I would be concerned about performance here. You indicated that the database may give it 20-30 items per second and an item could take up to a few seconds to be validated. That could be quite a large number of threads -- using your metrics, worst case 60-90 threads! I think you need to reconsider the design here. Michael mentioned a nice pattern. The use of the queue really helps keep things under control and organized. A semaphore could also be employed to control number of threads created -- i.e. you could have a maximum number of threads allowed, but under smaller loads, you wouldn't necessarily have to create the maximum number if fewer ended up getting the job done -- i.e. your own pool size could be dynamic with a cap.
When using the thread-pool, I also find it more difficult to monitor the execution of threads from the pool in their performing the work. So, unless it's fire and forget, I am in favor of more controlled execution. I know you mentioned that your app exits after the 65K items are all completed. How are you monitoring you threads to determine if they have completed their work -- i.e. all queued workers are done. Are you monitoring the status of all items in the HashSets? I think by queuing your items up and having your own worker threads consume off that queue, you can gain more control.

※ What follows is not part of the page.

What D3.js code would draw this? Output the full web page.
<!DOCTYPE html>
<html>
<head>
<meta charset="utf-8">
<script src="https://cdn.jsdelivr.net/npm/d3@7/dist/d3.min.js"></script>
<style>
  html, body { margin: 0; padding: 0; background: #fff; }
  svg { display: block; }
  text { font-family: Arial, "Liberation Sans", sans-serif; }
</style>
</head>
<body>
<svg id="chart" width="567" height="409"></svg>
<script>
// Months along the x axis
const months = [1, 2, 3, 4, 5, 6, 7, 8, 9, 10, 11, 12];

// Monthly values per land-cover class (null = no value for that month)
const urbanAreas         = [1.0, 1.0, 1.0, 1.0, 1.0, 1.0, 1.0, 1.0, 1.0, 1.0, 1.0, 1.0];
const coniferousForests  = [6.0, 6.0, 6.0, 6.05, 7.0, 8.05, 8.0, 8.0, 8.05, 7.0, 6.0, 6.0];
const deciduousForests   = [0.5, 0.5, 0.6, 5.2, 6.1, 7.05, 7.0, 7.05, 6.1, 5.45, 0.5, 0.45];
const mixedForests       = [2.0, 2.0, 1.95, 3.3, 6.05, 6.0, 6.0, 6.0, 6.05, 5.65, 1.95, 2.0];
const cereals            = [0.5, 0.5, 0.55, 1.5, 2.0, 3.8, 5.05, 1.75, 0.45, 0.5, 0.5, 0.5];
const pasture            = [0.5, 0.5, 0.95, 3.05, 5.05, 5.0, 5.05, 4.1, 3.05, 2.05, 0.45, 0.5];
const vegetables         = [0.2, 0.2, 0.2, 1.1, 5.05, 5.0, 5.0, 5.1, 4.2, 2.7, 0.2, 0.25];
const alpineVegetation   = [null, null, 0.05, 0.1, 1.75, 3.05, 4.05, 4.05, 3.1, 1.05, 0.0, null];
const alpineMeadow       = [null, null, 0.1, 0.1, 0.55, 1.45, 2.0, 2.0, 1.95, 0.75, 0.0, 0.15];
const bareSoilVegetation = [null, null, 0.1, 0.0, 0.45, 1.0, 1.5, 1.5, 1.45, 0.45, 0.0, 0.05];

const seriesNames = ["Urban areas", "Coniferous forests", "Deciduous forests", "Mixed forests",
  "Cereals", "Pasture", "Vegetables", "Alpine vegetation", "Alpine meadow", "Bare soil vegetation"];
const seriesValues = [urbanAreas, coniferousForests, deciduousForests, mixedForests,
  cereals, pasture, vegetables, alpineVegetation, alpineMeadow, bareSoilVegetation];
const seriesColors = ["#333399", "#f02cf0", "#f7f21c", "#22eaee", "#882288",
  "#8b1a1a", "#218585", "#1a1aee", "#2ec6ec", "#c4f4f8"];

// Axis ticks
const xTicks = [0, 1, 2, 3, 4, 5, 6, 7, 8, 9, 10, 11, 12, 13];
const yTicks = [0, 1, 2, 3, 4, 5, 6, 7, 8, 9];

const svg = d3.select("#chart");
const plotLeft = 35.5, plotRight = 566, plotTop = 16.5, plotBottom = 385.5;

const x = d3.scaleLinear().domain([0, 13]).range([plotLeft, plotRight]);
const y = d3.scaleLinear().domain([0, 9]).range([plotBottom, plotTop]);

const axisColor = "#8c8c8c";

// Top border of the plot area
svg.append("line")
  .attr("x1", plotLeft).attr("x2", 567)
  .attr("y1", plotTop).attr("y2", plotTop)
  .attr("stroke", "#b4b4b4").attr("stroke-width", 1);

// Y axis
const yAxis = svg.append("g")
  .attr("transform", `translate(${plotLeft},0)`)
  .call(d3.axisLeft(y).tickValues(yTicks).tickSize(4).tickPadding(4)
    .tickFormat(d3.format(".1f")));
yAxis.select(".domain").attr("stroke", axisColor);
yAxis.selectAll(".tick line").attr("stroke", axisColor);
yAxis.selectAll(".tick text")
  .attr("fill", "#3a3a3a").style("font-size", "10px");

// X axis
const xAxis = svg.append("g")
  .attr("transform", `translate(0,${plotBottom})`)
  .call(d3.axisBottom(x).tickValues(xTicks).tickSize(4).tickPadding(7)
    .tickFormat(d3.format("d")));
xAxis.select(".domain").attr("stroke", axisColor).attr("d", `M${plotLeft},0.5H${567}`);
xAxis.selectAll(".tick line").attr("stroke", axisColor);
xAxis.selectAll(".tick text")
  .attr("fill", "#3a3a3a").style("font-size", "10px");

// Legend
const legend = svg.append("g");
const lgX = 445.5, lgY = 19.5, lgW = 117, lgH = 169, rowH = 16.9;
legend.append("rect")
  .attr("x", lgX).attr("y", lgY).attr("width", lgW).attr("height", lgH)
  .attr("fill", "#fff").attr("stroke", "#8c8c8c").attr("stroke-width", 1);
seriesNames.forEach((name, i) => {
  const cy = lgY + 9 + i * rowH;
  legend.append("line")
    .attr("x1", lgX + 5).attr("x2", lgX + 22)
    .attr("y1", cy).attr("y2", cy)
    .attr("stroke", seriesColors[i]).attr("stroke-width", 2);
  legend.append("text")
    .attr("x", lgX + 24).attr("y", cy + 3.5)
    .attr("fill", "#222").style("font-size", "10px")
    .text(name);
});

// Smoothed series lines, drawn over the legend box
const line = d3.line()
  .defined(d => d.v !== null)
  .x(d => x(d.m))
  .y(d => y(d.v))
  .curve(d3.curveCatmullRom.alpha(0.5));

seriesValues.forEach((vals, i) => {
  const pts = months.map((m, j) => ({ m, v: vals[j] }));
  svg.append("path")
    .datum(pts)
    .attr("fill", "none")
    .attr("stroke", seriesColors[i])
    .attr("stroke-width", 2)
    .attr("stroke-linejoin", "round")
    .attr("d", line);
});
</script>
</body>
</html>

Albeit, this can come at the cost of more overhead in terms of signaling between threads to indicate when all items have been queued allowing them to exit.
You could also try using the CCR - Concurrency and Coordination Runtime. It's buried inside Microsoft Robotics Studio, but provides an excellent API for doing this sort of thing.
You'd just need to create a "Port" (essentially a queue), hook up a receiver (method that gets called when something is posted to it), and then post work items to it. The CCR handles the queue and the worker thread to run it on.
Here's a video on Channel9 about the CCR.
It's very high-performance and is even being used for non-Robotics stuff (Myspace.com uses it behind the scenese for their content-delivery network).
I would recommend looking into MSDN: Task Parallel Library - DataFlow. You can find examples of implementing Producer-Consumer in your case would be the database producing items to validate and the validation routine becomes the consumer.
Also recommend using ConcurrentDictionary<TKey, TValue> as a "Concurrent" hash set where you just populate the keys with no values :). You can potentially make your code lock-free.